Sunday, May 28, 2006
Someone stopped me in the hallway at the conference and asked how I was doing. I told them I was hot, footsore, and full of headache, and wouldn't be anywhere else in the world. All true.
The big personal event was completing my three terms as president of the organization and handing the reins over to my extremely capable "executive officer", Ernie Hodges of Pfafftown. Ernie has been my wing man for the entire three years and I couldn't have asked for one better. I recently read Leading from the Second Chair, a book about how associate pastors, vice presidents, and assistant chairmen can improve their service in the "second chair" positions, and I was thinking the entire time, "Ernie already does this." I'm looking forward to serving under his administration now, and thank him for the support he's given me.
I also had the privilege of speaking to the Friday morning general session, about two thousand homeschoolers in one place, on "the state of homeschooling". The point I wanted to get across is that home education in North Carolina, like Franklin's summation of the Constitution, is a freedom we enjoy only as long as we are careful to keep it. Homeschooling has grown to a population comparable to the city of Fayetteville, and I doubt that we will see a true assault on the basic right to teach our own children at home. What concerns me is the rise of public school programs which offer a home-based instructional program.

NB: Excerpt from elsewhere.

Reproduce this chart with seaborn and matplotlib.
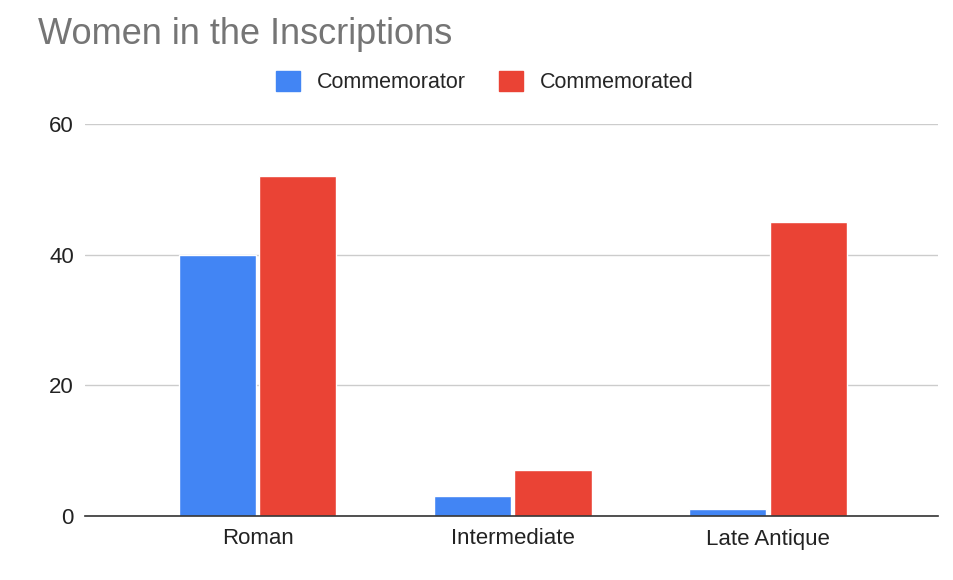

The educational libertarian in me applauds the development of any alternative system which will allow parents to spend more time and attention on their children's education, saving taxpayers money on school construction and personnel costs to boot; yet we homeschoolers have to remember that a public school program in our living room is not an expression of the parents' right to direct the education of their children.
If our only concern is negative socialization, then keeping our children off the bus and the playground by using a virtual school program may be an adequate solution. If our intent is to train up our children according to our own conscience and best judgment, though, we can't forget that accepting the convenience of public school at home means trading away our independence and freedom to do what we think is right, regardless of the state's largest bureaucracy.
Saturday, May 20, 2006
Thursday, May 18, 2006
Wednesday, May 17, 2006
Paul Brewster writes for Olive Press Online that mothering is not a threat to civilization, but its preservation:
Rearing children and managing a household are first-order jobs. They require the best efforts parents can put forth. Yet [economist Sylvia Ann] Hewlett is alarmed that women who have children sometimes delay their re-entry into the “workforce” for two or more years. She was so concerned with this finding that in 2004 she formed the Hidden Brain Drain Task Force to “try to find solutions everyone could live with.” Everyone, that is, except the children.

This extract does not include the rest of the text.